Dabbler Showcase – Andrew G Fisher

Dabbler Showcase is a new feature aiming to promote contemporary visual art. Our first featured artist is the Liverpool-based photographer Andrew G Fisher…

Bleak, ghostly British seaside resorts feature fairly regularly on The Dabbler, they’re our sort of places. Canadian commenter extraordinaire Peter Burnet once remarked:

Over here, we love beaches, but we know what they are for–getting fried, parties, playing with children, hitting on babes, etc. Our dissenters may look wistful, but they are very functional too–they like to look for whales while contemplating how America is destroying the planet. But it is never clear to me why you go to them or what you get out of them. You seem addicted to extra sweaters, turbulent skies, cold seaspray and prepared sandwiches.

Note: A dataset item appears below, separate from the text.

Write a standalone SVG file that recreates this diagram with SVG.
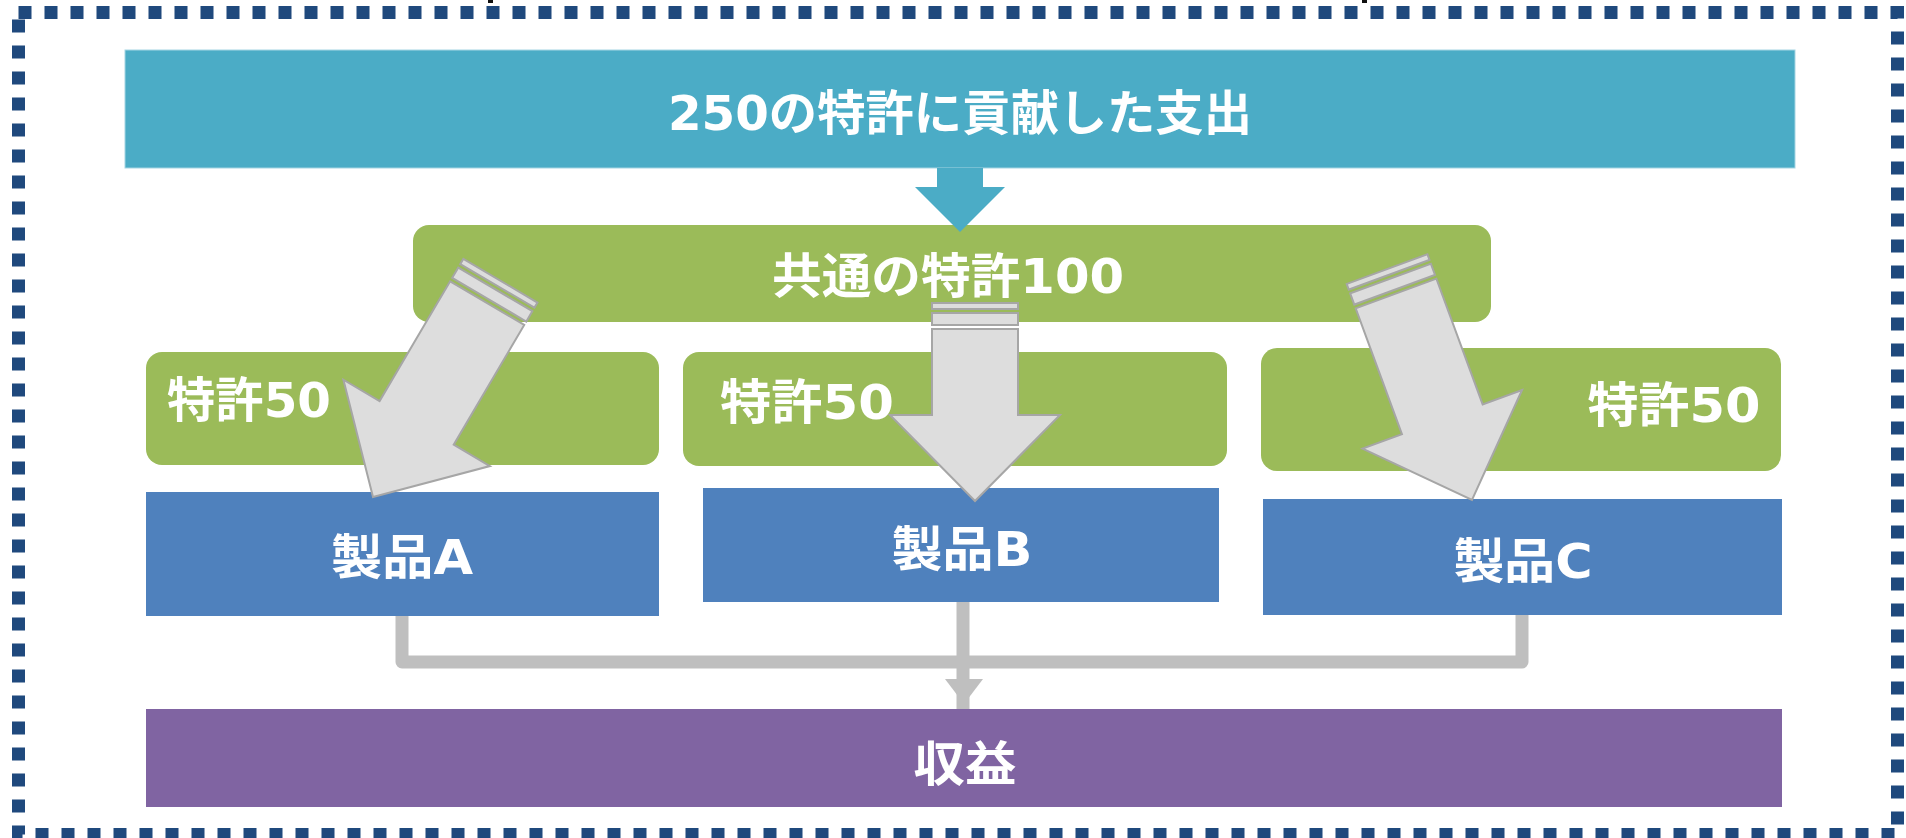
<svg xmlns="http://www.w3.org/2000/svg" width="1906" height="838" viewBox="0 0 1906 838">
<style>
.t{font-family:"DejaVu Sans","Noto Sans CJK JP",sans-serif;font-weight:bold;fill:#FFFFFF;font-size:48px;text-anchor:middle}
.green{fill:#9BBB59}
.blue{fill:#4F81BD}
.garrow{fill:#DDDDDD;stroke:#A6A6A6;stroke-width:2;stroke-linejoin:miter}
.conn{fill:none;stroke:#BFBFBF;stroke-width:13;stroke-linejoin:round}
</style>
<rect x="0" y="0" width="1906" height="838" fill="#FFFFFF"/>
<g id="frame">
<rect x="18.5" y="12.5" width="1879" height="822" fill="none" stroke="#1F497D" stroke-width="13" stroke-dasharray="13 13"/>
<rect x="488" y="0" width="5" height="3" fill="#111111"/>
<rect x="1362" y="0" width="5" height="3" fill="#111111"/>
</g>
<g id="title">
<rect x="125" y="50" width="1670" height="118" fill="#4BACC6" stroke="#A5D5E3" stroke-width="1"/>
<text class="t" x="960" y="130" textLength="584" lengthAdjust="spacingAndGlyphs">250の特許に貢献した支出</text>
</g>
<g id="common">
<rect class="green" x="413" y="225" width="1078" height="97" rx="16"/>
<text class="t" x="948" y="293" textLength="352" lengthAdjust="spacingAndGlyphs">共通の特許100</text>
</g>
<g id="patent1">
<rect class="green" x="146" y="352" width="513" height="113" rx="16"/>
<text class="t" x="249" y="417" textLength="164" lengthAdjust="spacingAndGlyphs">特許50</text>
</g>
<g id="patent2">
<rect class="green" x="683" y="352" width="544" height="114" rx="16"/>
<text class="t" x="807" y="419" textLength="174" lengthAdjust="spacingAndGlyphs">特許50</text>
</g>
<g id="patent3">
<rect class="green" x="1261" y="348" width="520" height="123" rx="16"/>
<text class="t" x="1674" y="422" textLength="173" lengthAdjust="spacingAndGlyphs">特許50</text>
</g>
<g id="productA">
<rect class="blue" x="146" y="492" width="513" height="124"/>
<text class="t" x="402" y="574" textLength="142" lengthAdjust="spacingAndGlyphs">製品A</text>
</g>
<g id="productB">
<rect class="blue" x="703" y="488" width="516" height="114"/>
<text class="t" x="962" y="566" textLength="141" lengthAdjust="spacingAndGlyphs">製品B</text>
</g>
<g id="productC">
<rect class="blue" x="1263" y="499" width="519" height="116"/>
<text class="t" x="1523" y="578" textLength="139" lengthAdjust="spacingAndGlyphs">製品C</text>
</g>
<g id="revenue">
<rect x="146" y="709" width="1636" height="98" fill="#8064A2"/>
<text class="t" x="965" y="781" textLength="103" lengthAdjust="spacingAndGlyphs">収益</text>
</g>
<g id="connectors">
<polygon points="937,168 983,168 983,187 1005,187 960,232 915,187 937,187" fill="#4BACC6"/>
<g transform="translate(373,497) rotate(30.5)">
<path class="garrow" d="M-43,-225 L43,-225 L43,-86 L85,-86 L0,0 L-85,-86 L-43,-86 Z"/>
<rect class="garrow" x="-43" y="-241" width="86" height="12"/>
<rect class="garrow" x="-43" y="-251" width="86" height="6"/>
</g>
<g transform="translate(975,501)">
<path class="garrow" d="M-43,-172 L43,-172 L43,-86 L85,-86 L0,0 L-85,-86 L-43,-86 Z"/>
<rect class="garrow" x="-43" y="-188" width="86" height="12"/>
<rect class="garrow" x="-43" y="-198" width="86" height="6"/>
</g>
<g transform="translate(1472,500) rotate(-20.2)">
<path class="garrow" d="M-43,-220 L43,-220 L43,-86 L85,-86 L0,0 L-85,-86 L-43,-86 Z"/>
<rect class="garrow" x="-43" y="-236" width="86" height="12"/>
<rect class="garrow" x="-43" y="-246" width="86" height="6"/>
</g>
<path class="conn" d="M402,616 L402,662 L1522,662 L1522,615"/>
<line x1="963" y1="602" x2="963" y2="709" stroke="#BFBFBF" stroke-width="13"/>
<polygon points="945,679 983,679 964,704" fill="#BFBFBF"/>
</g>
</svg>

Well, perhaps this project entitled Beside the Seaside – featuring images from South Shields, Llandudno, Redcar, Rhyl and Morecombe – helps to answer Peter’s question.

Andrew says of his art: “Photographs freeze moments in time…In capturing these moments, the concept of how time moves and changes people and places can be recognised and explored. Each of my projects seeks to identify the relationship between time, place and people.”

You can view the rest of photographs in Andrew G Fisher’s Beside the Seaside collection, as well as other excellent works and more information about the artist at www.andrewgfisher.com.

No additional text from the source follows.